**Exercise goal**
Can you write out the whole listing exactly?

::: Supplied data :::

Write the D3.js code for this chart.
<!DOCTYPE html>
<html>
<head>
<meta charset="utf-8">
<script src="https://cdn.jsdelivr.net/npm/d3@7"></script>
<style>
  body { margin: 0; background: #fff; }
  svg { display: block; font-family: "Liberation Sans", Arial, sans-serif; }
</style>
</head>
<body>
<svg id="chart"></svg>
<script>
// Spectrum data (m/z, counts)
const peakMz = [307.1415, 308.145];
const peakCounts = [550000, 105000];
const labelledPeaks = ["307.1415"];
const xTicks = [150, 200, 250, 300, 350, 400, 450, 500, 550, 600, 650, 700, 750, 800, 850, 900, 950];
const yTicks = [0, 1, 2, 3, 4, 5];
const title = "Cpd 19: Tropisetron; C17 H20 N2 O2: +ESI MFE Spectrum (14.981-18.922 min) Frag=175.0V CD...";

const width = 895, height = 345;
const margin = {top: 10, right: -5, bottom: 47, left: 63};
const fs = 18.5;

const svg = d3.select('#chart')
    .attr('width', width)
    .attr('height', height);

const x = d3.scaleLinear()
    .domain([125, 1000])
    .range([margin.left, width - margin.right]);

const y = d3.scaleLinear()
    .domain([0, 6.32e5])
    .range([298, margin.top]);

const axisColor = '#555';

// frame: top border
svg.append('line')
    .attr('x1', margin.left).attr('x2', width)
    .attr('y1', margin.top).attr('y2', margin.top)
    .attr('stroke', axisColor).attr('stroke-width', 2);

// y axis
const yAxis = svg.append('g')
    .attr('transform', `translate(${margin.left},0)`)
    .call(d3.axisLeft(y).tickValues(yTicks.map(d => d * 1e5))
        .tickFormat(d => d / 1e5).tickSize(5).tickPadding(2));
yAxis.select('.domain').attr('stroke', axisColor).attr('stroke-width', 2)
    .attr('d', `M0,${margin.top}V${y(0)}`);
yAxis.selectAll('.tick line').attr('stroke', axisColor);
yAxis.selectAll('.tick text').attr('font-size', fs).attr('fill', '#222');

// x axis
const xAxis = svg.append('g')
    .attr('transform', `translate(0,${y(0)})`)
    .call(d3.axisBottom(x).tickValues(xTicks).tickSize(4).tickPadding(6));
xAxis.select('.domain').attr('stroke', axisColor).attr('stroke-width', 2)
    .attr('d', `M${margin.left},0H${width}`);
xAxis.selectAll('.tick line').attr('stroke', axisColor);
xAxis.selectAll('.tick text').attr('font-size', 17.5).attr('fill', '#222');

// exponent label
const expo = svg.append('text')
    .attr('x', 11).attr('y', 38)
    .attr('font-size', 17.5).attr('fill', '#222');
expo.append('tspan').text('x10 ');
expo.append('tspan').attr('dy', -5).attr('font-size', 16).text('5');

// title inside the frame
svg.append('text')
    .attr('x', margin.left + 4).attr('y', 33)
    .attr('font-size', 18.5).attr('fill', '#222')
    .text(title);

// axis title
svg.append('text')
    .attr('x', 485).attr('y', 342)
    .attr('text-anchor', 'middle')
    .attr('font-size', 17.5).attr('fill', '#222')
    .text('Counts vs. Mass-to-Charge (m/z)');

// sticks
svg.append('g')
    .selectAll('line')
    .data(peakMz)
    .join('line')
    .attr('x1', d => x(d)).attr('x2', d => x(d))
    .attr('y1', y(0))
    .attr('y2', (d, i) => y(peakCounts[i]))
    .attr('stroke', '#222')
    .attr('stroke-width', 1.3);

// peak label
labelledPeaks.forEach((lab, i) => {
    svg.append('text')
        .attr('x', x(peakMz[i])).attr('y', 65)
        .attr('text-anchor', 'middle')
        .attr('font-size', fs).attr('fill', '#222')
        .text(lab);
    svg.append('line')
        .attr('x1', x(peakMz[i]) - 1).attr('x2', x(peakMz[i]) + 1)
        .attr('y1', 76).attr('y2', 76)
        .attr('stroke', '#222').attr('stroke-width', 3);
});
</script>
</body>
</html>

:::

**Result**
Write the D3.js code for this chart.
<!DOCTYPE html>
<html>
<head>
<meta charset="utf-8">
<script src="https://cdn.jsdelivr.net/npm/d3@7"></script>
<style>
  body { margin: 0; background: #fff; }
  svg { display: block; font-family: "Liberation Sans", Arial, sans-serif; }
</style>
</head>
<body>
<svg id="chart"></svg>
<script>
// Spectrum data (m/z, counts)
const peakMz = [307.1415, 308.145];
const peakCounts = [550000, 105000];
const labelledPeaks = ["307.1415"];
const xTicks = [150, 200, 250, 300, 350, 400, 450, 500, 550, 600, 650, 700, 750, 800, 850, 900, 950];
const yTicks = [0, 1, 2, 3, 4, 5];
const title = "Cpd 19: Tropisetron; C17 H20 N2 O2: +ESI MFE Spectrum (14.981-18.922 min) Frag=175.0V CD...";

const width = 895, height = 345;
const margin = {top: 10, right: -5, bottom: 47, left: 63};
const fs = 18.5;

const svg = d3.select('#chart')
    .attr('width', width)
    .attr('height', height);

const x = d3.scaleLinear()
    .domain([125, 1000])
    .range([margin.left, width - margin.right]);

const y = d3.scaleLinear()
    .domain([0, 6.32e5])
    .range([298, margin.top]);

const axisColor = '#555';

// frame: top border
svg.append('line')
    .attr('x1', margin.left).attr('x2', width)
    .attr('y1', margin.top).attr('y2', margin.top)
    .attr('stroke', axisColor).attr('stroke-width', 2);

// y axis
const yAxis = svg.append('g')
    .attr('transform', `translate(${margin.left},0)`)
    .call(d3.axisLeft(y).tickValues(yTicks.map(d => d * 1e5))
        .tickFormat(d => d / 1e5).tickSize(5).tickPadding(2));
yAxis.select('.domain').attr('stroke', axisColor).attr('stroke-width', 2)
    .attr('d', `M0,${margin.top}V${y(0)}`);
yAxis.selectAll('.tick line').attr('stroke', axisColor);
yAxis.selectAll('.tick text').attr('font-size', fs).attr('fill', '#222');

// x axis
const xAxis = svg.append('g')
    .attr('transform', `translate(0,${y(0)})`)
    .call(d3.axisBottom(x).tickValues(xTicks).tickSize(4).tickPadding(6));
xAxis.select('.domain').attr('stroke', axisColor).attr('stroke-width', 2)
    .attr('d', `M${margin.left},0H${width}`);
xAxis.selectAll('.tick line').attr('stroke', axisColor);
xAxis.selectAll('.tick text').attr('font-size', 17.5).attr('fill', '#222');

// exponent label
const expo = svg.append('text')
    .attr('x', 11).attr('y', 38)
    .attr('font-size', 17.5).attr('fill', '#222');
expo.append('tspan').text('x10 ');
expo.append('tspan').attr('dy', -5).attr('font-size', 16).text('5');

// title inside the frame
svg.append('text')
    .attr('x', margin.left + 4).attr('y', 33)
    .attr('font-size', 18.5).attr('fill', '#222')
    .text(title);

// axis title
svg.append('text')
    .attr('x', 485).attr('y', 342)
    .attr('text-anchor', 'middle')
    .attr('font-size', 17.5).attr('fill', '#222')
    .text('Counts vs. Mass-to-Charge (m/z)');

// sticks
svg.append('g')
    .selectAll('line')
    .data(peakMz)
    .join('line')
    .attr('x1', d => x(d)).attr('x2', d => x(d))
    .attr('y1', y(0))
    .attr('y2', (d, i) => y(peakCounts[i]))
    .attr('stroke', '#222')
    .attr('stroke-width', 1.3);

// peak label
labelledPeaks.forEach((lab, i) => {
    svg.append('text')
        .attr('x', x(peakMz[i])).attr('y', 65)
        .attr('text-anchor', 'middle')
        .attr('font-size', fs).attr('fill', '#222')
        .text(lab);
    svg.append('line')
        .attr('x1', x(peakMz[i]) - 1).attr('x2', x(peakMz[i]) + 1)
        .attr('y1', 76).attr('y2', 76)
        .attr('stroke', '#222').attr('stroke-width', 3);
});
</script>
</body>
</html>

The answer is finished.